Through no fault of its own, this one almost got away from us this year. It came out in October, but it's too good to have let fade away without mention. Please take a look and a listen.
In 1957, Harold Llloyd Jenkins put his fingers on two tiny dots on a road map to pick out his stage name. For the rest of his days, Conway, Arkansas and Twitty, Texas, got more notoriety through Jenkins then they ever would have left to their own devices.
Conway Twitty had the power and range of Roy Orbison, able to soar from baritonal depths to the other end of the musical spectrum with ease. Since he cut it in '58, not many have had the nerve to try to cover his four million selling original (co-written with drummer Jack Nance) “It's Only Make Believe.” Twitty starts off in a soulful croak on the bottom line, easing his way up the staff 'till lesser mortals are creaking like a rusty gate, soaring triumphantly to the top rung, hanging around to stretch out his tonsils a bit more before plummeting back down to the bottom and repeating the climb two more times. And he had it till the end. There's a there's a clip of him performing it in '93, the year he passed away, sounding as strong as he did when he cut it 35 years before.
Recently, new recordings of Twitty have surfaced, unearthed by his daughter, Joni Twitty Ryles, taken from a 1972 series of country singers including Dolly Parton and George Jones promoting Navy recruitment with 15 minute segments to be released commercially to radio stations nationwide. For some reason, these Twitty cuts slipped through the cracks and were never commercially released, the masters bought by Country Rewind Records' Tom Gramuglia. Recorded in Elvis' guitarist Scotty Moore's Nashville studio in '72, the cuts were laid down by Twitty 's road band, the Twitty Birds.

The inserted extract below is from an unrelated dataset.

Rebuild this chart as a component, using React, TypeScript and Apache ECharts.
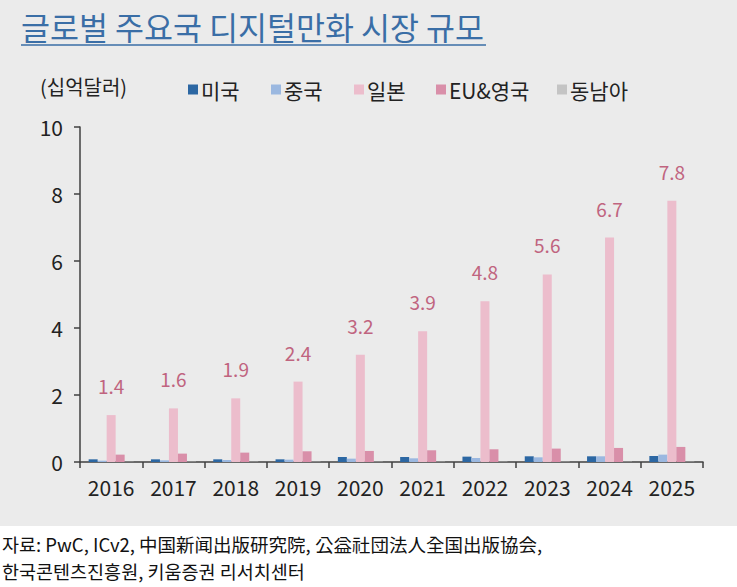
import React, { useEffect, useRef } from "react";
import * as echarts from "echarts";

const years = ["2016", "2017", "2018", "2019", "2020", "2021", "2022", "2023", "2024", "2025"];
const usa = [0.08, 0.08, 0.08, 0.08, 0.15, 0.15, 0.16, 0.17, 0.17, 0.18];
const china = [0.04, 0.05, 0.06, 0.07, 0.1, 0.11, 0.12, 0.14, 0.17, 0.22];
const japan = [1.4, 1.6, 1.9, 2.4, 3.2, 3.9, 4.8, 5.6, 6.7, 7.8];
const euUk = [0.22, 0.25, 0.28, 0.32, 0.33, 0.35, 0.38, 0.4, 0.42, 0.45];
const sea = [0.01, 0.01, 0.01, 0.01, 0.01, 0.01, 0.01, 0.01, 0.01, 0.01];
const seriesNames = ["미국", "중국", "일본", "EU&영국", "동남아"];
const colors = ["#2c67a3", "#9bb8e0", "#ecbdcc", "#d98fa9", "#c4c4c4"];
const legendLefts = [183, 266, 349, 431, 552];

const FONT = "'Noto Sans CJK KR', 'Noto Sans', sans-serif";

export default function App() {
  const ref = useRef<HTMLDivElement>(null);
  useEffect(() => {
    document.body.style.margin = "0";
    const chart = echarts.init(ref.current!, null, { renderer: "svg" });
    const datas = [usa, china, japan, euUk, sea];
    chart.setOption({
      animation: false,
      backgroundColor: "#ffffff",
      textStyle: { fontFamily: FONT },
      color: colors,
      graphic: [
        { type: "rect", z: -10, shape: { x: 0, y: 0, width: 737, height: 526 }, style: { fill: "#ebebeb" }, silent: true },
        { type: "text", left: 21, top: 10, style: { text: "글로벌 주요국 디지털만화 시장 규모", fill: "#3a6ea6", font: `31.5px ${FONT}` } },
        { type: "line", shape: { x1: 21, y1: 45, x2: 486, y2: 45 }, style: { stroke: "#3a6ea6", lineWidth: 1.5 } },
        { type: "text", left: 40, top: 76, style: { text: "(십억달러)", fill: "#222", font: `20px ${FONT}` } },
        {
          type: "text",
          left: 2,
          top: 530,
          style: {
            text: "자료: PwC, ICv2, 中国新闻出版研究院, 公益社団法人全国出版協会,\n한국콘텐츠진흥원, 키움증권 리서치센터",
            fill: "#111",
            font: `18.5px ${FONT}`,
            lineHeight: 27,
          },
        },
      ],
      legend: seriesNames.map((name, i) => ({
        left: legendLefts[i],
        top: 74,
        itemWidth: 10,
        itemHeight: 10,
        itemGap: 0,
        icon: "rect",
        textStyle: { fontSize: 21, color: "#222", fontFamily: FONT, padding: [0, 0, 0, -2] },
        data: [name],
      })),
      grid: { left: 80, right: 34, top: 127, bottom: 125 },
      xAxis: {
        type: "category",
        data: years,
        axisLine: { lineStyle: { color: "#404040", width: 1.5 } },
        axisTick: { show: true, length: 6, lineStyle: { color: "#404040", width: 1.5 } },
        axisLabel: { fontSize: 21, color: "#222", margin: 14, fontFamily: FONT },
      },
      yAxis: {
        type: "value",
        min: 0,
        max: 10,
        interval: 2,
        axisLine: { show: true, lineStyle: { color: "#404040", width: 1.5 } },
        axisTick: { show: true, length: 6, lineStyle: { color: "#404040", width: 1.5 } },
        splitLine: { show: false },
        axisLabel: { fontSize: 21, color: "#222", margin: 17, fontFamily: FONT },
      },
      series: seriesNames.map((name, i) => ({
        name,
        type: "bar",
        data: datas[i],
        barWidth: 9,
        barGap: "0%",
        itemStyle: { color: colors[i] },
        label:
          i === 2
            ? { show: true, position: "top", distance: 20, fontSize: 19, color: "#c0647f", fontFamily: FONT }
            : { show: false },
      })),
    });
    return () => chart.dispose();
  }, []);
  return <div ref={ref} style={{ width: 737, height: 587 }} />;
}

Twitty played guitar, backed by John Hughey on steel guitar, bassist Joe E Lewis, drummer Tommy Pork Chop Markham and Pig Robbins on piano. Ryles produced the re-release, augmenting it with harmony vocals from his husband, respected Nashville singer John Wesley Ryles, with a handpicked coterie of Twitty's friends and family adding some additional instrumentation.
Twitty throws a ton of country soul at Joe and Rose Maphis' '“Dim Lights, Thick Smoke,” Hughey's guitar weeping a puddle of steel tears on a tune Twitty first recorded on '68s Here's Conway Twitty & His Lonely Blue Boys.
“Hello Darlin'” never sounded better, Twitty doing that bottom to top scale soarin' thing on every line, wailin' like a lovesick soul. This stuff sounds like it was recorded yesterday, and to make it even better ear candy, its available on vinyl as well.
Twitty wraps his tonsils around the rafters and swings from 'em once again on “How Much More Can She Stand,” a number one hit for him the year before he recut it here.
It's one of the best country cheatin songs ever recorded, Twitty confessing that he even though he loves his wife, he has a devil in his body that he just can't satisfy. “I try to stay at home, love only her /Play with the kids and watch T.V. But then my mind becomes unsure/About the kind of love I need,” Twitty moans before going out and engaging in the devils' bidness with other women. “My reasons for cheating are as good as lies can be/How much more can she stand, and still stand by me?”
Ray Price's '56 version of “Crazy Arms” set the bar pretty high, but Twitty borrowed it and had a number one hit with it from his '69 release, I Love You More Today. The '69 version leans more towards bluegrass, but the Timeless version is pure country soul.
“The Image Of Me” sounds like it ought to be in George Jones' catalog. And it is, but hardly anybody noticed when it came out on his 1970 release, Will You Visit Me On Sunday? Twitty never partied as hard as Jones, but on this one he sells the image of himself as a heartless,drunken, no-good woman ruiner pretty well, taking a simple old fashioned country girl and dragging her down til she gave up and drifted away. Gram Parsons and the Flying Burrito Brothers took a run at it as well on '69's The Flying Burrito Brothers:The Definitive Collection, but Twitty's take takes home the prize for best audio portrayal of a woman messin'-up bastard.
Too many times these unearthings are disappointing outtakes that should have remained left out, or excruciating rehashes or posthumous remixes of done to death greatest hits. But this collection keeps Conway Twitty alive and vibrant, a real tribute to his talent, a welcome add-on to his musical legacy.